- Data shown:
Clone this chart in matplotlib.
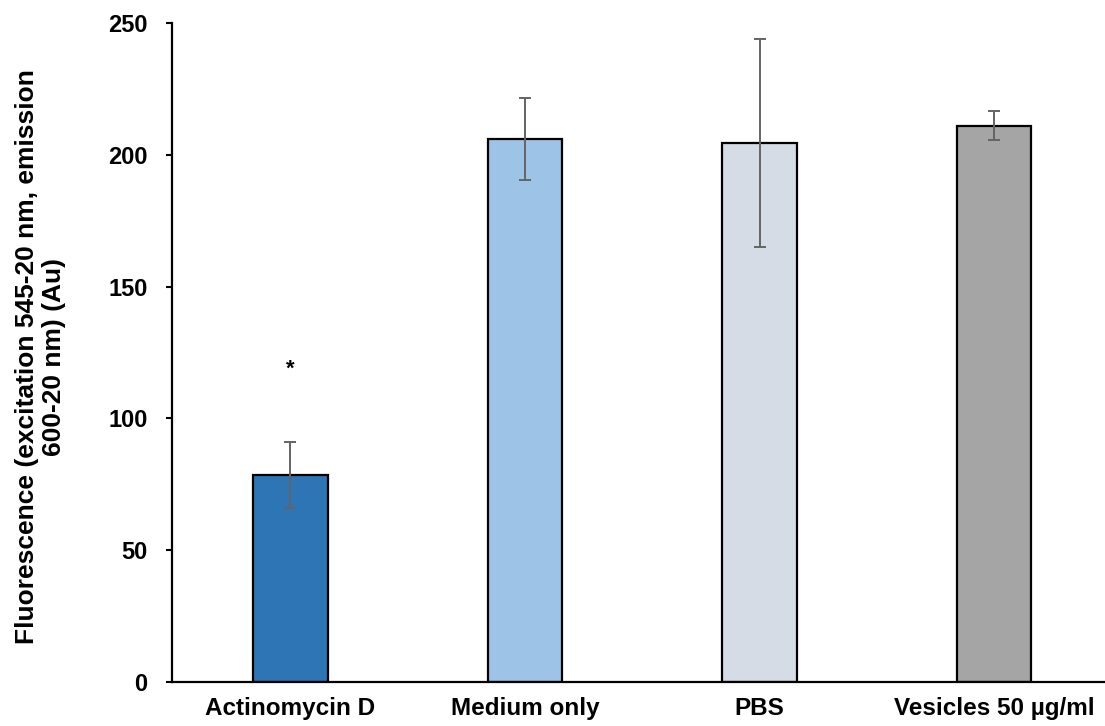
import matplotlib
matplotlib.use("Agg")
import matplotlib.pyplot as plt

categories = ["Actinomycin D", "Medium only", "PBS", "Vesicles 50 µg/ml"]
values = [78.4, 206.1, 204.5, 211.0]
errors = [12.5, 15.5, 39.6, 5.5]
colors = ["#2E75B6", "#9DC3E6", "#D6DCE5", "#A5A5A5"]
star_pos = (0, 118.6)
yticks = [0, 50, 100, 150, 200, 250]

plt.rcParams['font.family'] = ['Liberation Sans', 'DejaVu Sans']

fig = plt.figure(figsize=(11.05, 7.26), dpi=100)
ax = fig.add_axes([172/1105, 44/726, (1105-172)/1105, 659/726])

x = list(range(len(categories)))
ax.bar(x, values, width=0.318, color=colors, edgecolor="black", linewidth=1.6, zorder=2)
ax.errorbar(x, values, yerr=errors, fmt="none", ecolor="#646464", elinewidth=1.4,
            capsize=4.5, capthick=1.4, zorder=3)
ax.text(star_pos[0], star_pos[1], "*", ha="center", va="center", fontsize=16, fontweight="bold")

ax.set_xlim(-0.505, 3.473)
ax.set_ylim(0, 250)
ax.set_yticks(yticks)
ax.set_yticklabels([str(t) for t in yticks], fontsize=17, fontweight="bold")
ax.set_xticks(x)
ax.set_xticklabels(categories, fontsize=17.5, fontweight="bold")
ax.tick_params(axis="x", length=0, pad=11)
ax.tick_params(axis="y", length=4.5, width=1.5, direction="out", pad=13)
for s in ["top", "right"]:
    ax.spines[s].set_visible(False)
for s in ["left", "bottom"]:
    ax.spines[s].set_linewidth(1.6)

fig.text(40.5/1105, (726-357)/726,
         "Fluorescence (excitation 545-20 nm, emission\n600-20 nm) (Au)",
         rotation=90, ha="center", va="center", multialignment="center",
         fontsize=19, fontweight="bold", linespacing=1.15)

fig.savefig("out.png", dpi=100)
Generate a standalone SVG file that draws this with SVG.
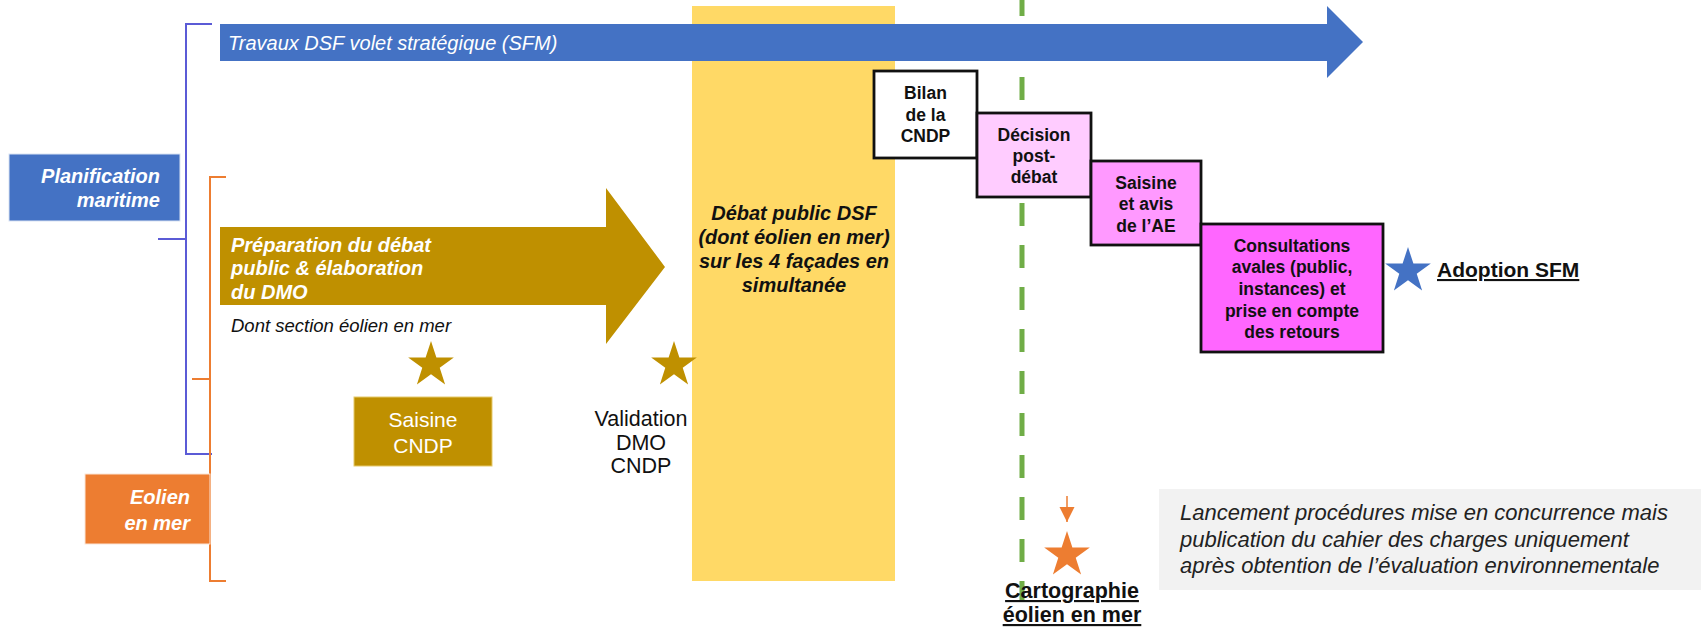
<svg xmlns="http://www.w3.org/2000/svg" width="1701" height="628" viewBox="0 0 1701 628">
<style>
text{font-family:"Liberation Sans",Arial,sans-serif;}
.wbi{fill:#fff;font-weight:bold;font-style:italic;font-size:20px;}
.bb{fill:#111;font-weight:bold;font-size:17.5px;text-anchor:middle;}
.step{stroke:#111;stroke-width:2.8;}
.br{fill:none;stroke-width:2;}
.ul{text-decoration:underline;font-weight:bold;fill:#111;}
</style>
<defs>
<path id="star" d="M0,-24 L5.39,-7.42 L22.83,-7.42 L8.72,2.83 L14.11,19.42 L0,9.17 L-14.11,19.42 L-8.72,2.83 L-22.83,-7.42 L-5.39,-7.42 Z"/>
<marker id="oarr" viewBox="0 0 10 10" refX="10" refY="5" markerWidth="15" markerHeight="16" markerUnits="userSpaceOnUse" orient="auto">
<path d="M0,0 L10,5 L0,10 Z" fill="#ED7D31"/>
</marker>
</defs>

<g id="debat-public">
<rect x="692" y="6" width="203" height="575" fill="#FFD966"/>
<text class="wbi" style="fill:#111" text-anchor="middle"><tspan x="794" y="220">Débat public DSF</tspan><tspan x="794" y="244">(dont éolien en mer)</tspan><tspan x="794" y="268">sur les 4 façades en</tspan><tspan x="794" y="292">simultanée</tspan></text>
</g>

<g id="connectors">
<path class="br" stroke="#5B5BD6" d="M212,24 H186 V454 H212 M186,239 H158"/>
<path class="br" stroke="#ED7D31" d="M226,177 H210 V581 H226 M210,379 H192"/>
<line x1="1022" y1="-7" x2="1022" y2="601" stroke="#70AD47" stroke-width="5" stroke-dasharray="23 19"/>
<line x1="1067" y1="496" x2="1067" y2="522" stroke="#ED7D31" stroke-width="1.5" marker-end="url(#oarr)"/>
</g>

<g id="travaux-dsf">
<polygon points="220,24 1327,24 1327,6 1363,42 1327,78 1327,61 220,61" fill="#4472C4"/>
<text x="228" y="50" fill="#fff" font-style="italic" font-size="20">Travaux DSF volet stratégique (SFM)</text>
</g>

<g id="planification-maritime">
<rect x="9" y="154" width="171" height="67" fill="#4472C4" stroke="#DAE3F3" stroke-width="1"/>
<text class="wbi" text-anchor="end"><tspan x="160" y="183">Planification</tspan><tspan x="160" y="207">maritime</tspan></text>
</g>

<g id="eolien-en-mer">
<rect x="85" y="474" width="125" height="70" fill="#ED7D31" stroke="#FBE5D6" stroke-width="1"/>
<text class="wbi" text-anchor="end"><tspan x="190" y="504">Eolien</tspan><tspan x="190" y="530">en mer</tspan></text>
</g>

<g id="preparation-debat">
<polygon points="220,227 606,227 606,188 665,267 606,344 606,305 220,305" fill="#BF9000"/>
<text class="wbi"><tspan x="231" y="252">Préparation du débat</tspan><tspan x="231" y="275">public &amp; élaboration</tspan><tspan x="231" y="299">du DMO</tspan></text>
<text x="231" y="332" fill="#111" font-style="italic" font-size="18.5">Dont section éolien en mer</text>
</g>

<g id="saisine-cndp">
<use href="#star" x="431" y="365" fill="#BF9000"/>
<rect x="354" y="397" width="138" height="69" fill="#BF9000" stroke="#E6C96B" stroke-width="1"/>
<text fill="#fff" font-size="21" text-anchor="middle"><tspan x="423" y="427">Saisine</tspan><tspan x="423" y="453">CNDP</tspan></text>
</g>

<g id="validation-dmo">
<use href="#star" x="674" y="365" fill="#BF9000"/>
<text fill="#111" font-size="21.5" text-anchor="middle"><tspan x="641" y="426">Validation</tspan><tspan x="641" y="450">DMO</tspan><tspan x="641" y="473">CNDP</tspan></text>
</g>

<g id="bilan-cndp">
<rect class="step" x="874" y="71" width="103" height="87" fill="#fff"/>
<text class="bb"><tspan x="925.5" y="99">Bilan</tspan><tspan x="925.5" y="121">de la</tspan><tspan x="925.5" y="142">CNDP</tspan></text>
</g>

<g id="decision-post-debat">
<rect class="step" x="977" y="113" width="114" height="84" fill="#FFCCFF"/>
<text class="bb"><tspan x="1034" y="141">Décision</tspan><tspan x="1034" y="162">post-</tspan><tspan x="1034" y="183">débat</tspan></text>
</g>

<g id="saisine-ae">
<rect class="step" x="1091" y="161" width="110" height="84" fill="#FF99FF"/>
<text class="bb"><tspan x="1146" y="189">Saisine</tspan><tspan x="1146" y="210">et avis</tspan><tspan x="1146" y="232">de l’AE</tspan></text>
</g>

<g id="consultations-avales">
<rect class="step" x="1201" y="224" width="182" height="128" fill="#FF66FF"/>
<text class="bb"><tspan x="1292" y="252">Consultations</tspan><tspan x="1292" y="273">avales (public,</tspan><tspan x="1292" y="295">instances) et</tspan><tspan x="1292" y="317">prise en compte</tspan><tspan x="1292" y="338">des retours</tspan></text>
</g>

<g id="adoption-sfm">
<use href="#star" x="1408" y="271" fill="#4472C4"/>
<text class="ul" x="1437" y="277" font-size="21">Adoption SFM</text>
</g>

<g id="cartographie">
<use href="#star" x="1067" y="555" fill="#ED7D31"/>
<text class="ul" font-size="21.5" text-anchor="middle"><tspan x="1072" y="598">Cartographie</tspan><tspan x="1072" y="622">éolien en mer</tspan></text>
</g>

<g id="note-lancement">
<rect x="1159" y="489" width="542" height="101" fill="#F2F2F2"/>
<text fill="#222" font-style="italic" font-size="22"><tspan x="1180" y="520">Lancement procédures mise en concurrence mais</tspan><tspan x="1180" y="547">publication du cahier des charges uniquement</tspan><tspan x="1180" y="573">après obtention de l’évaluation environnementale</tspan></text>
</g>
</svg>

- What the task requires: Repeat only the lines from the beginning of the material through the line containing "import matplotlib.pyplot as plt", both ends kept, leaving pictures out.

- Result of the task:
Clone this chart in matplotlib.
import matplotlib
matplotlib.use("Agg")
import matplotlib.pyplot as plt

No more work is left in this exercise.